There’s an old saying: You can never go home again.
The re-opening of Cedar Community Secondary School became a lot harder for trustees to justify last week, after Nanaimo school district revealed that only 200 students intend to enrol next fall. That’s a tiny high school population, and it’s less than half the facility’s capacity.
The lack of interest in re-enrolling at Cedar is understandable. A year ago, students and their families were forced to choose between John Barsby or Ladysmith secondary. Moving schools is tough for a teen, but the kids managed it, made friends and made the best of things. Is it any wonder that there would be a hesitancy, now, to relocate again and start over? And keep in mind, this is after just one full school year.

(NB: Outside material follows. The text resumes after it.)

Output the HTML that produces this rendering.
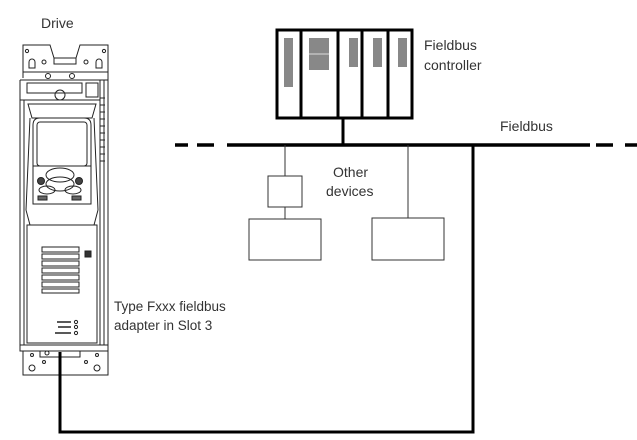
<!DOCTYPE html>
<html><head><meta charset="utf-8"><style>
html,body{margin:0;padding:0;background:#fff;}
svg{display:block;}
text{font-family:"Liberation Sans",sans-serif;fill:#333;}
</style></head><body>
<svg width="637" height="440" viewBox="0 0 637 440" xmlns="http://www.w3.org/2000/svg">
<text x="41" y="28" font-size="14">Drive</text>
<g fill="none" stroke="#222" stroke-width="1">
 <!-- top bracket -->
 <path d="M23 78 V45 H50 L54 58 H76 L80 45 H108 V78"/>
 <path d="M54 58 V64 H76 V58"/>
 <circle cx="27" cy="51" r="1.6"/><circle cx="104" cy="51" r="1.6"/>
 <circle cx="44" cy="62" r="2"/><circle cx="86" cy="62" r="2"/>
 <path d="M29 62 a3 3 0 1 1 6 0 v6 h-6z"/><path d="M96 62 a3 3 0 1 1 6 0 v6 h-6z"/>
 <line x1="23" y1="72" x2="108" y2="72"/>
 <line x1="20" y1="80" x2="108" y2="80"/>
 <circle cx="48" cy="76" r="2.5"/><circle cx="72" cy="76" r="2.5"/>
 <rect x="27" y="83" width="55" height="10"/>
 <circle cx="60" cy="95" r="5"/>
 <rect x="86" y="83" width="12" height="14"/>
 <!-- body -->
 <path d="M20 80 V345"/><path d="M24 100 V345"/>
 <path d="M100 80 V345"/><path d="M104 80 V345"/><path d="M108 78 V345"/>
 <line x1="20" y1="100" x2="100" y2="100"/>
 <!-- side connectors -->
 <path d="M100 98 h5 M100 105 h5 M100 112 h5 M100 119 h5 M100 126 h5 M100 133 h5 M100 140 h5 M100 147 h5 M100 154 h5 M100 161 h5"/>
 <!-- keypad -->
 <path d="M28 104 H96 L92 118 H32 Z"/>
 <path d="M30 118 L26 210 M94 118 L98 210"/>
 <path d="M33 166 V125 Q33 118 40 118 H84 Q91 118 91 125 V166"/>
 <rect x="37" y="122" width="50" height="44" rx="3"/>
 <ellipse cx="60" cy="175" rx="14" ry="7"/><ellipse cx="60" cy="184" rx="14" ry="7"/>
 <circle cx="41" cy="181" r="3.5" fill="#444"/><circle cx="79" cy="181" r="3.5" fill="#444"/>
 <ellipse cx="47" cy="190" rx="8" ry="4"/><ellipse cx="73" cy="190" rx="8" ry="4"/>
 <rect x="38" y="196" width="9" height="4" fill="#666"/><rect x="72" y="196" width="9" height="4" fill="#666"/>
 <rect x="33" y="166" width="58" height="38"/>
 <path d="M26 210 L30 225 H94 L98 210"/>
 <!-- lower cover -->
 <rect x="27" y="225" width="70" height="118"/>
 <g>
  <rect x="42" y="247" width="37" height="5"/><rect x="42" y="254" width="37" height="5"/>
  <rect x="42" y="261" width="37" height="5"/><rect x="42" y="268" width="37" height="5"/>
  <rect x="42" y="275" width="37" height="5"/><rect x="42" y="282" width="37" height="5"/>
  <rect x="42" y="289" width="37" height="4"/>
 </g>
 <rect x="85" y="251" width="6" height="6" fill="#333"/>
 <circle cx="76" cy="322" r="1.6"/><circle cx="76" cy="327" r="1.6"/><circle cx="76" cy="333" r="1.6"/>
 <path d="M57 322 h14 M58 327 h13 M55 333 h16" stroke-width="1.5"/>
 <!-- bottom bracket -->
 <line x1="20" y1="345" x2="108" y2="345"/>
 <rect x="20" y="345" width="88" height="6"/>
 <path d="M40 351 V357 H80 V351"/>
 <circle cx="47" cy="353" r="2"/>
 <path d="M23 351 V375 H108 V351"/>
 <circle cx="32" cy="355" r="1.5"/><circle cx="97" cy="355" r="1.5"/>
 <circle cx="44" cy="362" r="1.5"/><circle cx="86" cy="362" r="1.5"/>
 <circle cx="32" cy="368" r="3"/><circle cx="97" cy="368" r="3"/>
</g>
<!-- drive cable -->
<path d="M60 352 V432 H473 V145" fill="none" stroke="#000" stroke-width="3"/>
<text x="114" y="311" font-size="13.5">Type Fxxx fieldbus</text>
<text x="114" y="330" font-size="13.5">adapter in Slot 3</text>
<!-- bus -->
<g stroke="#000" stroke-width="3.5">
 <line x1="175" y1="145" x2="188" y2="145"/>
 <line x1="197" y1="145" x2="214" y2="145"/>
 <line x1="227" y1="145" x2="590" y2="145"/>
 <line x1="596" y1="145" x2="613" y2="145"/>
 <line x1="625" y1="145" x2="637" y2="145"/>
</g>
<!-- controller -->
<g stroke="#000" stroke-width="3" fill="none">
 <rect x="277" y="30" width="135" height="88"/>
 <line x1="301" y1="30" x2="301" y2="118"/>
 <line x1="338" y1="30" x2="338" y2="118"/>
 <line x1="362" y1="30" x2="362" y2="118"/>
 <line x1="388" y1="30" x2="388" y2="118"/>
 <line x1="343" y1="118" x2="343" y2="145"/>
</g>
<g fill="#888">
 <rect x="284" y="38" width="9" height="49"/>
 <rect x="309" y="38" width="20" height="32"/>
 <rect x="349" y="38" width="9" height="29"/>
 <rect x="373" y="38" width="9" height="29"/>
 <rect x="398" y="38" width="9" height="29"/>
</g>
<line x1="309" y1="54" x2="329" y2="54" stroke="#ddd" stroke-width="1"/>
<text x="424" y="50" font-size="14">Fieldbus</text>
<text x="424" y="70" font-size="14">controller</text>
<text x="500" y="131" font-size="14">Fieldbus</text>
<!-- other devices -->
<g stroke="#333" stroke-width="1" fill="none">
 <line x1="285" y1="145" x2="285" y2="176"/>
 <rect x="268" y="176" width="34" height="31"/>
 <line x1="285" y1="207" x2="285" y2="219"/>
 <rect x="249" y="219" width="72" height="41"/>
 <line x1="408" y1="145" x2="408" y2="218"/>
 <rect x="372" y="218" width="72" height="42"/>
</g>
<text x="333" y="177" font-size="14">Other</text>
<text x="326" y="196" font-size="14">devices</text>
</svg>
</body></html>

It stands to reason that by next fall, students might be even more entrenched at their current schools.
Reopening Cedar was very much a pet project of a majority of school trustees from the start; for all intents and purposes, it’s the fulfillment of a campaign promise, one that was supported by voters. But district-wide, it’s creating an increasingly obvious double standard. It’s creating hypocrisy. Our well-meaning trustees are re-opening a sparsely populated school that will be riddled with programming gaps, and at the same time they’re considering closing schools in other parts of the city, suggesting it’s the only way to maintain programs for pupils there.

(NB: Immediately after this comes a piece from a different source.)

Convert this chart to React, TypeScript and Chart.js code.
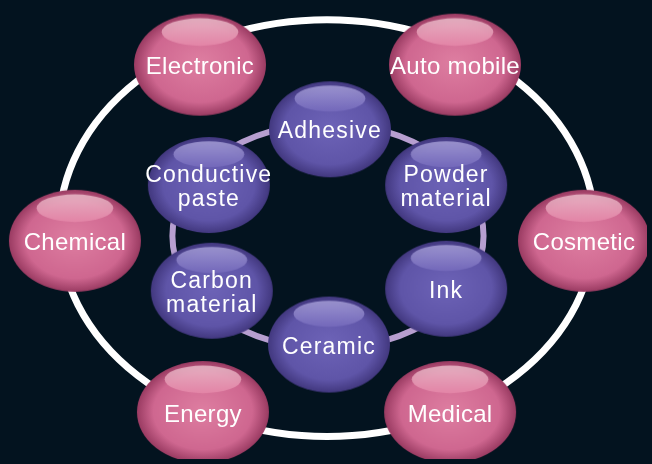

The school board chairman maintains Cedar will re-open, whatever its enrolment. We hope the school district is able to come up with creative ways to offer the courses students need for their post-secondary aspirations. What about electives? What about extracurriculars? Will there be enough students to field sports teams?
What we do know is that people in Cedar are getting their school back. We just hope it’s the school they remember, the one they want, and the one that’s best for the kids.